Les fichiers sont conservés avec les autres collections numériques de la BN dans la plate-forme d'archivage Ninive, constituée au niveau matériel de serveurs NAS redondants, hébergés à Berne sur deux lieux différents (une sauvegarde supplémentaire étant conservée sur bandes; la capacité actuelle n'est que de 9 To.

Accès

Un système d'accès est prévu pour fin 2010: les usagers n'accéderont pas directement au serveur d'archivage par mesure de sécurité, mais à un serveur cache.

Quelques chiffres

Au 14 août 2009, on comptait 724 sites sélectionnés (depuis le 1 mai 2008). 637 ont déjà collectés; parmi ceux-ci, 283 présentent une qualité insuffisante pour l'archivage et nécessiteront une deuxième collecte. Les sites déjà archivés dans le systè,e comptent en moyenne 49 Mo et 946 documents; la BN ayant débuté par les sites les plus faciles à archiver, ces moyennes ne sont probablement pas représentatives de l'ensemble: le site de l'Euro08 compte ainsi 470 Go de données, et cinquante millions de documents. Il y a plus de quarante formats de fichiers différents.

Perspectives
  • travail sur les problèmes juridiques et sur la notion de fair use pour l'archivage
  • en collaboration avec l'IIPC: automatisation du contrôle qualité, développement de la préservation à long terme
  • développement d'un modèle de coût pour étendre les opérations d'archivage

Voilà pour mes notes! Si vous avez d'autres infos, n'hésitez pas à les laissez en commentaire.

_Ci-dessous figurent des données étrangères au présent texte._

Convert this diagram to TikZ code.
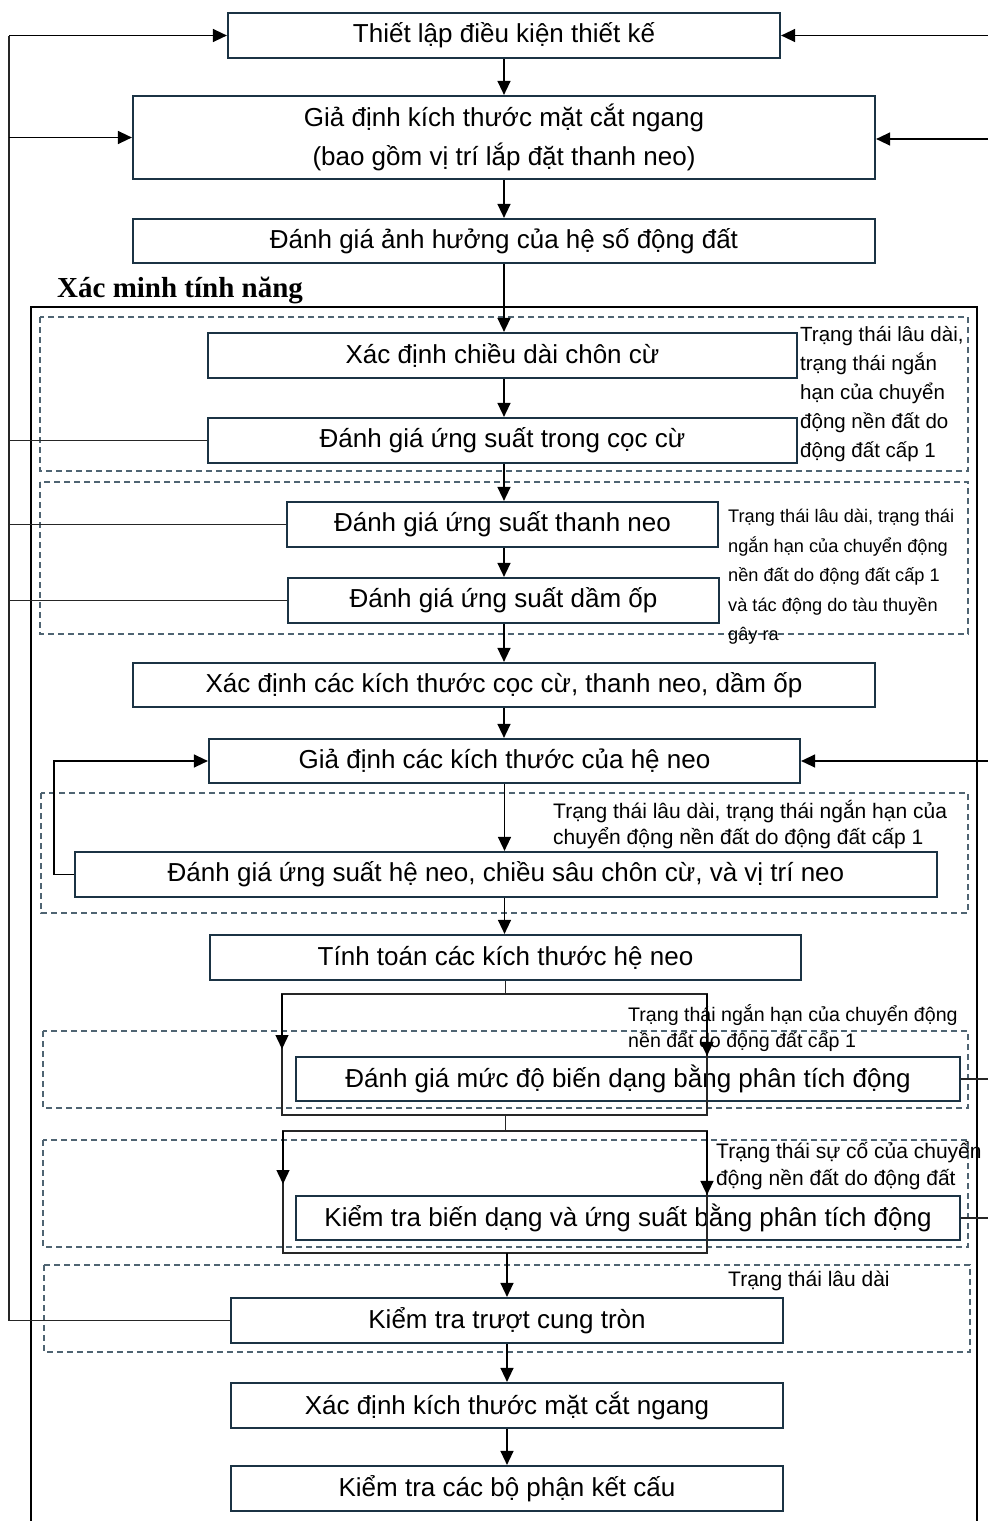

Et pour voir ce qui se fait ailleurs, vous pouvez lire les billets de Bibliobsession et liberlibri sur les travaux de la BnF, et les actes de la conférence iPRES2008 (pdf 5Mo, p. 305) où il y avait eu un intéressant comparatif des différentes pratiques nationales d’archivage du web (pdf)

Notes

[1] A ce sujet, je me souviens d'un exposé de Gildas Illien, responsable du dépôt légal de l'internet à la Bibliothèque nationale de France, qui affirmait que les biblothécaires devaient recourir au savoir-faire des archivistes en la matière.